Old Saigon, elegant Hanoi, mystical Ha Long Bay ... these places captivated French artists of the 19th century colonial regime in Vietnam where they taught painting at the School of Fine Arts. Their sensual portraits and exotic landscapes evoked an idyllic world of gracious people with rich artistic traditions harking back to ancient civilisations. Imbuing their students with Western ideas, artists such as Alix Aymé, who revived lustrous lacquer work and silk painting, and Victor Tardieu, a pupil of Matisse, formed a generation of Vietnamese painters whose creative expression fused Eastern imagery with Paris Modernism.
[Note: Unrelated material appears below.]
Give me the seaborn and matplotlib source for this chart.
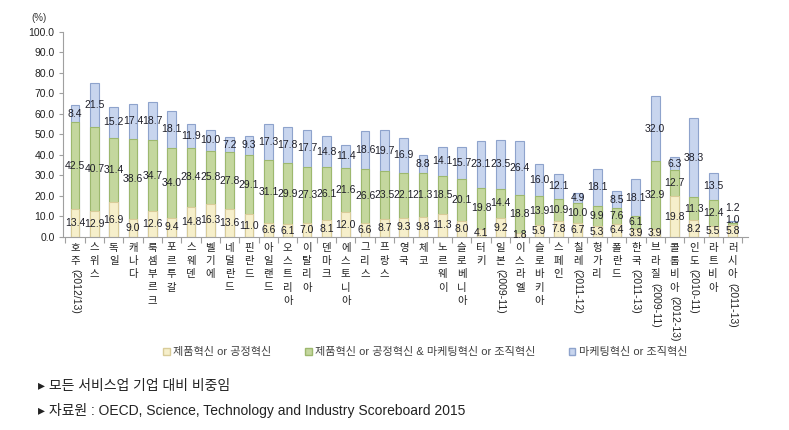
import matplotlib
matplotlib.use("Agg")
import matplotlib.pyplot as plt
from matplotlib.patches import Patch
import seaborn as sns

countries = ["호주(2012/13)", "스위스", "독일", "캐나다", "룩셈부르크", "포르투갈", "스웨덴",
             "벨기에", "네덜란드", "핀란드", "아일랜드", "오스트리아", "이탈리아", "덴마크",
             "에스토니아", "그리스", "프랑스", "영국", "체코", "노르웨이", "슬로베니아", "터키",
             "일본(2009-11)", "이스라엘", "슬로바키아", "스페인", "칠레(2011-12)", "헝가리",
             "폴란드", "한국(2011-13)", "브라질(2009-11)", "콜롬비아(2012-13)", "인도(2010-11)",
             "라트비아", "러시아(2011-13)"]
prod_only = [13.4, 12.9, 16.9, 9.0, 12.6, 9.4, 14.8, 16.3, 13.6, 11.0, 6.6, 6.1, 7.0, 8.1,
             12.0, 6.6, 8.7, 9.3, 9.8, 11.3, 8.0, 4.1, 9.2, 1.8, 5.9, 7.8, 6.7, 5.3, 6.4,
             3.9, 3.9, 19.8, 8.2, 5.5, 5.8]
both = [42.5, 40.7, 31.4, 38.6, 34.7, 34.0, 28.4, 25.8, 27.8, 29.1, 31.1, 29.9, 27.3, 26.1,
        21.6, 26.6, 23.5, 22.1, 21.3, 18.5, 20.1, 19.8, 14.4, 18.8, 13.9, 10.9, 10.0, 9.9,
        7.6, 6.1, 32.9, 12.7, 11.3, 12.4, 1.0]
mkt_only = [8.4, 21.5, 15.2, 17.4, 18.7, 18.1, 11.9, 10.0, 7.2, 9.3, 17.3, 17.8, 17.7, 14.8,
            11.4, 18.6, 19.7, 16.9, 8.8, 14.1, 15.7, 23.1, 23.5, 26.4, 16.0, 12.1, 4.9, 18.1,
            8.5, 18.1, 32.0, 6.3, 38.3, 13.5, 1.2]
legend_labels = ["제품혁신 or 공정혁신",
                 "제품혁신 or 공정혁신 & 마케팅혁신 or 조직혁신",
                 "마케팅혁신 or 조직혁신"]

sns.set_theme(style="white")
FONT = ["Liberation Sans", "Noto Sans CJK KR", "DejaVu Sans"]
plt.rcParams["font.family"] = FONT

c_prod, e_prod = "#F6EFCB", "#D9CC99"
c_both, e_both = "#C4D79E", "#9DB86E"
c_mkt, e_mkt = "#C8D5EE", "#8EA3CC"

lvl1 = prod_only
lvl2 = [a + b for a, b in zip(prod_only, both)]
lvl3 = [a + b for a, b in zip(lvl2, mkt_only)]

fig = plt.figure(figsize=(7.89, 4.30), dpi=100)
ax = fig.add_axes([63 / 789, 1 - 237 / 430, (748 - 63) / 789, (237 - 31.7) / 430])

bw = 0.45
sns.barplot(x=countries, y=lvl3, order=countries, color=c_mkt, edgecolor=e_mkt,
            linewidth=0.8, width=bw, saturation=1, ax=ax)
sns.barplot(x=countries, y=lvl2, order=countries, color=c_both, edgecolor=e_both,
            linewidth=0.8, width=bw, saturation=1, ax=ax)
sns.barplot(x=countries, y=lvl1, order=countries, color=c_prod, edgecolor=e_prod,
            linewidth=0.8, width=bw, saturation=1, ax=ax)

# value labels, centred on each segment (nudged up when a segment is too thin)
for i in range(len(countries)):
    last = None
    for bottom, val in ((0, prod_only[i]), (lvl1[i], both[i]), (lvl2[i], mkt_only[i])):
        y = bottom + val / 2
        if last is not None and y < last + 5:
            y = last + 5.5
        last = y
        ax.text(i, y, f"{val:.1f}", ha="center", va="center",
                fontsize=7.5, color="#1E1E28")

ax.set_ylim(0, 100)
ax.set_xlim(-0.62, len(countries) - 0.2)
ax.set_yticks(range(0, 101, 10))
ax.set_yticklabels([f"{v:.1f}" for v in range(0, 101, 10)], fontsize=7.5, color="#222222")
ax.set_xticks(range(len(countries)))
ax.set_xticklabels([])
ax.set_xticks([i + 0.5 for i in range(-1, len(countries))], minor=True)
ax.tick_params(axis="x", which="major", length=0)
ax.tick_params(axis="x", which="minor", length=4, color="#A0A0A0", width=0.8, bottom=True)
ax.tick_params(axis="y", length=3, color="#A0A0A0", width=0.8, left=True, pad=3)
ax.set_xlabel("")
ax.set_ylabel("")
for s in ("top", "right"):
    ax.spines[s].set_visible(False)
for s in ("left", "bottom"):
    ax.spines[s].set_color("#A0A0A0")
    ax.spines[s].set_linewidth(0.8)

ax.annotate("(%)", xy=(0, 1), xycoords="axes fraction", xytext=(-17, 10),
            textcoords="offset points", ha="center", va="center", fontsize=7,
            color="#333333", annotation_clip=False)

# category labels: Korean characters stacked, parenthesised years rotated
step = 9.6
for i, name in enumerate(countries):
    if "(" in name:
        kor, paren = name.split("(", 1)
        paren = "(" + paren
    else:
        kor, paren = name, ""
    for k, ch in enumerate(kor):
        ax.annotate(ch, xy=(i, 0), xycoords=("data", "axes fraction"),
                    xytext=(0, -4 - k * step), textcoords="offset points",
                    ha="center", va="top", fontsize=7.5, color="#222222",
                    annotation_clip=False)
    if paren:
        ax.annotate(paren, xy=(i, 0), xycoords=("data", "axes fraction"),
                    xytext=(0, -4 - len(kor) * step), textcoords="offset points",
                    ha="center", va="top", rotation=-90, fontsize=7.5, color="#222222",
                    annotation_clip=False)

handles = [Patch(facecolor=c_prod, edgecolor=e_prod),
           Patch(facecolor=c_both, edgecolor=e_both),
           Patch(facecolor=c_mkt, edgecolor=e_mkt)]
fig.legend(handles, legend_labels, loc="center", bbox_to_anchor=(0.539, 1 - 352 / 430),
           ncol=3, frameon=False, fontsize=8, handlelength=0.6, handleheight=0.6,
           handletextpad=0.3, columnspacing=3.0, labelcolor="#404040")

fig.text(38 / 789, 1 - 386 / 430, "▸ 모든 서비스업 기업 대비 비중임", fontsize=10,
         va="center", ha="left", color="#222222")
fig.text(38 / 789, 1 - 411 / 430,
         "▸ 자료원 : OECD, Science, Technology and Industry Scoreboard 2015",
         fontsize=10, va="center", ha="left", color="#222222")

fig.savefig("out.png", dpi=100)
This lecture shows the historic background of Indochina, of ancient Hindu temples, Buddhist pagodas and Chinese style palaces, that was transformed by the addition of French architecture and culture. A new aesthetic emerged, depicted by French artists as paradisiacal and romantic, reflecting an era and a way of life that would vanish with war.

Denise Heywood is an art historian, author, lecturer, photographer and journalist. She worked in Cambodia in the 1990s and has been a scholar of Southeast Asian art ever since. Her books include one on the Buddhist temples of Laos, Ancient Luang Prabang and Laos, and Cambodian Dance Celebration of the Gods, with a foreword by the daughter of King Sihanouk. She lectures for the Art Fund, the School of Oriental and African Studies on their post graduate Asian Art Course and for Madingley Hall (University of Cambridge) as well as for organisations such as the British Museum, the Royal Society for Asian Affairs. She has lectured worldwide for universities, museums, colleges, art institutions. She has led cultural tours to Southeast Asia and France for the Royal Academy, the Art Fund, Asia House.  She is a member of the Association of Southeast Asian Studies in the UK, Asia House and the Royal Geographical Society.